Records shown ::
— BEGIN —

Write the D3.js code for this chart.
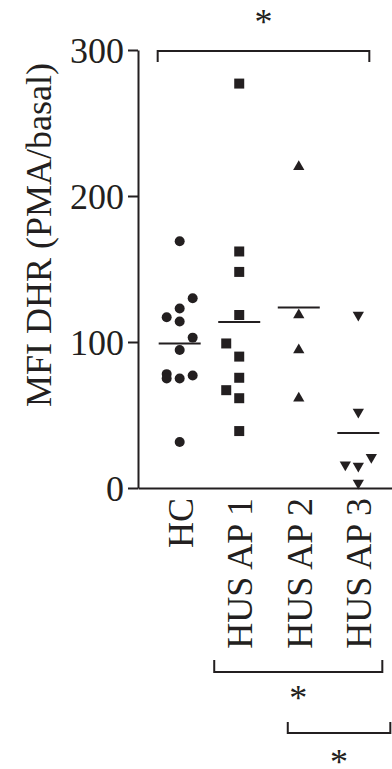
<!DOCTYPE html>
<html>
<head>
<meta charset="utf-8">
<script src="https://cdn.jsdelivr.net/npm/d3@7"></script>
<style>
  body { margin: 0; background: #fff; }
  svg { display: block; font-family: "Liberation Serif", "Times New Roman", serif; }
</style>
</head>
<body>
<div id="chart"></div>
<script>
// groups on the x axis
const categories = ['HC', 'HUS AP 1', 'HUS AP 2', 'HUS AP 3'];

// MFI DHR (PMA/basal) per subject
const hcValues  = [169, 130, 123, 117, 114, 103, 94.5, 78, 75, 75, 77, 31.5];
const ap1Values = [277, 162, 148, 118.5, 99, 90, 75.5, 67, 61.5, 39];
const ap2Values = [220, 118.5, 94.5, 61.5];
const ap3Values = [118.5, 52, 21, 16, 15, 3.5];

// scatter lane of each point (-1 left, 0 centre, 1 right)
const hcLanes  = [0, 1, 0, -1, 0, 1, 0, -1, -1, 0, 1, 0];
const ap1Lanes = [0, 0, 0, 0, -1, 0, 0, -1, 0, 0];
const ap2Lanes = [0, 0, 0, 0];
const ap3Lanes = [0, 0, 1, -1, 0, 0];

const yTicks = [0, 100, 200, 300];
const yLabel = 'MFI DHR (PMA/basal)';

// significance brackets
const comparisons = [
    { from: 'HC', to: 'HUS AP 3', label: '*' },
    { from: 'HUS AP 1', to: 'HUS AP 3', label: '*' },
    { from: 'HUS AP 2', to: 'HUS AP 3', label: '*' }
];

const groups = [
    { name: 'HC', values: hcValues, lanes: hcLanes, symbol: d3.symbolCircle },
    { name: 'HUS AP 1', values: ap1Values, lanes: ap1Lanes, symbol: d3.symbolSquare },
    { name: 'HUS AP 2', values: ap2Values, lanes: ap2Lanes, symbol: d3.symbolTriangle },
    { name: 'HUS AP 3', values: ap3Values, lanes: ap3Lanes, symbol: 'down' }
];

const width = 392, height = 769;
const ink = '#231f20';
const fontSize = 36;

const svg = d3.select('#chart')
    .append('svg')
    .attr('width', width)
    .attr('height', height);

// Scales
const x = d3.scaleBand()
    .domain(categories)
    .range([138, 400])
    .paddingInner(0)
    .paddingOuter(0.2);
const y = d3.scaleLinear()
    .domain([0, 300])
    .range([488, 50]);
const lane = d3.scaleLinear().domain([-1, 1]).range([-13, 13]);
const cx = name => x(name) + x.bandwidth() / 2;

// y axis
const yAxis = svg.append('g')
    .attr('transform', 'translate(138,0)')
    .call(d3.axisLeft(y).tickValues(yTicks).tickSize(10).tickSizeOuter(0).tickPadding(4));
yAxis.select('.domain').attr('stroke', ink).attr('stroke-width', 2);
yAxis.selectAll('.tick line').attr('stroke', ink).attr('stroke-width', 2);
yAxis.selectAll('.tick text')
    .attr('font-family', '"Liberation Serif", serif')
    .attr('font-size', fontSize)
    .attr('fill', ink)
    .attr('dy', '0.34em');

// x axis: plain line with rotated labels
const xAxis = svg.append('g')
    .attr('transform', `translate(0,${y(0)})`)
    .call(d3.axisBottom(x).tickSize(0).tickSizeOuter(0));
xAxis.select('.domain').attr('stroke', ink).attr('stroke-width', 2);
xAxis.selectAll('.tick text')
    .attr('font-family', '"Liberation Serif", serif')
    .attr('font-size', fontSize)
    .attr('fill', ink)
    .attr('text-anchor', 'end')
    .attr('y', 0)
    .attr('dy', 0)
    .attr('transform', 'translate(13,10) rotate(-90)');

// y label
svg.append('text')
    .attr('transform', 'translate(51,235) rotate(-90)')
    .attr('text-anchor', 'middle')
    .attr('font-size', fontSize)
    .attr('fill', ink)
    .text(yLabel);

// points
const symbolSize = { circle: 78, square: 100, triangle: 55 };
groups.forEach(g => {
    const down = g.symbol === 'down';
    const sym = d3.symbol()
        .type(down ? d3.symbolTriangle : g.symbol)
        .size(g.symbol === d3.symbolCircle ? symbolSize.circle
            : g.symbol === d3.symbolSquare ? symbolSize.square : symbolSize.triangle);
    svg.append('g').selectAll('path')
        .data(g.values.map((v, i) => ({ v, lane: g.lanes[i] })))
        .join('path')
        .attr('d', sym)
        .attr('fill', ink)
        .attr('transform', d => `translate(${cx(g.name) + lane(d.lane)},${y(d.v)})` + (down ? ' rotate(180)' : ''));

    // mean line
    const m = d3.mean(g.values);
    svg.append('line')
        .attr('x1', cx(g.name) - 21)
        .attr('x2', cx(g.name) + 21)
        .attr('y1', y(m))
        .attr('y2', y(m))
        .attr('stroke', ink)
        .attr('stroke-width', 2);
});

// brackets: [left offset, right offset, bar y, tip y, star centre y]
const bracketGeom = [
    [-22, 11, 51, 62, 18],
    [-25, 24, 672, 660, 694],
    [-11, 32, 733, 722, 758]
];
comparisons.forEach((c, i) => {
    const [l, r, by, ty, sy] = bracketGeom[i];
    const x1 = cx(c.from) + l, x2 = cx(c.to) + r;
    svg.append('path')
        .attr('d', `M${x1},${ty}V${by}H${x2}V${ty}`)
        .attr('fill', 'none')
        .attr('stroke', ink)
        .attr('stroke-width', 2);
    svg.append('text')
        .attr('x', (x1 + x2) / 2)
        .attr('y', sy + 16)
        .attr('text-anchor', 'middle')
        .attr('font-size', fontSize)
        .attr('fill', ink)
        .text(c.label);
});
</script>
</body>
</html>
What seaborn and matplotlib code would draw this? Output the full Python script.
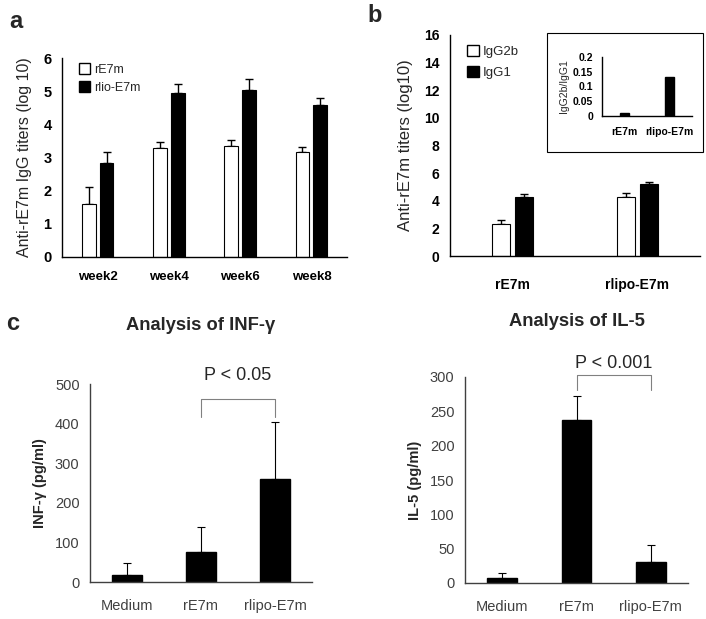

— END —

Directive :: Pictures excluded, quote all the data above exactly.

Complete answer ::
Write the D3.js code for this chart.
<!DOCTYPE html>
<html>
<head>
<meta charset="utf-8">
<script src="https://cdn.jsdelivr.net/npm/d3@7"></script>
<style>
  body { margin: 0; background: #fff; }
  svg { display: block; font-family: "Liberation Serif", "Times New Roman", serif; }
</style>
</head>
<body>
<div id="chart"></div>
<script>
// groups on the x axis
const categories = ['HC', 'HUS AP 1', 'HUS AP 2', 'HUS AP 3'];

// MFI DHR (PMA/basal) per subject
const hcValues  = [169, 130, 123, 117, 114, 103, 94.5, 78, 75, 75, 77, 31.5];
const ap1Values = [277, 162, 148, 118.5, 99, 90, 75.5, 67, 61.5, 39];
const ap2Values = [220, 118.5, 94.5, 61.5];
const ap3Values = [118.5, 52, 21, 16, 15, 3.5];

// scatter lane of each point (-1 left, 0 centre, 1 right)
const hcLanes  = [0, 1, 0, -1, 0, 1, 0, -1, -1, 0, 1, 0];
const ap1Lanes = [0, 0, 0, 0, -1, 0, 0, -1, 0, 0];
const ap2Lanes = [0, 0, 0, 0];
const ap3Lanes = [0, 0, 1, -1, 0, 0];

const yTicks = [0, 100, 200, 300];
const yLabel = 'MFI DHR (PMA/basal)';

// significance brackets
const comparisons = [
    { from: 'HC', to: 'HUS AP 3', label: '*' },
    { from: 'HUS AP 1', to: 'HUS AP 3', label: '*' },
    { from: 'HUS AP 2', to: 'HUS AP 3', label: '*' }
];

const groups = [
    { name: 'HC', values: hcValues, lanes: hcLanes, symbol: d3.symbolCircle },
    { name: 'HUS AP 1', values: ap1Values, lanes: ap1Lanes, symbol: d3.symbolSquare },
    { name: 'HUS AP 2', values: ap2Values, lanes: ap2Lanes, symbol: d3.symbolTriangle },
    { name: 'HUS AP 3', values: ap3Values, lanes: ap3Lanes, symbol: 'down' }
];

const width = 392, height = 769;
const ink = '#231f20';
const fontSize = 36;

const svg = d3.select('#chart')
    .append('svg')
    .attr('width', width)
    .attr('height', height);

// Scales
const x = d3.scaleBand()
    .domain(categories)
    .range([138, 400])
    .paddingInner(0)
    .paddingOuter(0.2);
const y = d3.scaleLinear()
    .domain([0, 300])
    .range([488, 50]);
const lane = d3.scaleLinear().domain([-1, 1]).range([-13, 13]);
const cx = name => x(name) + x.bandwidth() / 2;

// y axis
const yAxis = svg.append('g')
    .attr('transform', 'translate(138,0)')
    .call(d3.axisLeft(y).tickValues(yTicks).tickSize(10).tickSizeOuter(0).tickPadding(4));
yAxis.select('.domain').attr('stroke', ink).attr('stroke-width', 2);
yAxis.selectAll('.tick line').attr('stroke', ink).attr('stroke-width', 2);
yAxis.selectAll('.tick text')
    .attr('font-family', '"Liberation Serif", serif')
    .attr('font-size', fontSize)
    .attr('fill', ink)
    .attr('dy', '0.34em');

// x axis: plain line with rotated labels
const xAxis = svg.append('g')
    .attr('transform', `translate(0,${y(0)})`)
    .call(d3.axisBottom(x).tickSize(0).tickSizeOuter(0));
xAxis.select('.domain').attr('stroke', ink).attr('stroke-width', 2);
xAxis.selectAll('.tick text')
    .attr('font-family', '"Liberation Serif", serif')
    .attr('font-size', fontSize)
    .attr('fill', ink)
    .attr('text-anchor', 'end')
    .attr('y', 0)
    .attr('dy', 0)
    .attr('transform', 'translate(13,10) rotate(-90)');

// y label
svg.append('text')
    .attr('transform', 'translate(51,235) rotate(-90)')
    .attr('text-anchor', 'middle')
    .attr('font-size', fontSize)
    .attr('fill', ink)
    .text(yLabel);

// points
const symbolSize = { circle: 78, square: 100, triangle: 55 };
groups.forEach(g => {
    const down = g.symbol === 'down';
    const sym = d3.symbol()
        .type(down ? d3.symbolTriangle : g.symbol)
        .size(g.symbol === d3.symbolCircle ? symbolSize.circle
            : g.symbol === d3.symbolSquare ? symbolSize.square : symbolSize.triangle);
    svg.append('g').selectAll('path')
        .data(g.values.map((v, i) => ({ v, lane: g.lanes[i] })))
        .join('path')
        .attr('d', sym)
        .attr('fill', ink)
        .attr('transform', d => `translate(${cx(g.name) + lane(d.lane)},${y(d.v)})` + (down ? ' rotate(180)' : ''));

    // mean line
    const m = d3.mean(g.values);
    svg.append('line')
        .attr('x1', cx(g.name) - 21)
        .attr('x2', cx(g.name) + 21)
        .attr('y1', y(m))
        .attr('y2', y(m))
        .attr('stroke', ink)
        .attr('stroke-width', 2);
});

// brackets: [left offset, right offset, bar y, tip y, star centre y]
const bracketGeom = [
    [-22, 11, 51, 62, 18],
    [-25, 24, 672, 660, 694],
    [-11, 32, 733, 722, 758]
];
comparisons.forEach((c, i) => {
    const [l, r, by, ty, sy] = bracketGeom[i];
    const x1 = cx(c.from) + l, x2 = cx(c.to) + r;
    svg.append('path')
        .attr('d', `M${x1},${ty}V${by}H${x2}V${ty}`)
        .attr('fill', 'none')
        .attr('stroke', ink)
        .attr('stroke-width', 2);
    svg.append('text')
        .attr('x', (x1 + x2) / 2)
        .attr('y', sy + 16)
        .attr('text-anchor', 'middle')
        .attr('font-size', fontSize)
        .attr('fill', ink)
        .text(c.label);
});
</script>
</body>
</html>
What seaborn and matplotlib code would draw this? Output the full Python script.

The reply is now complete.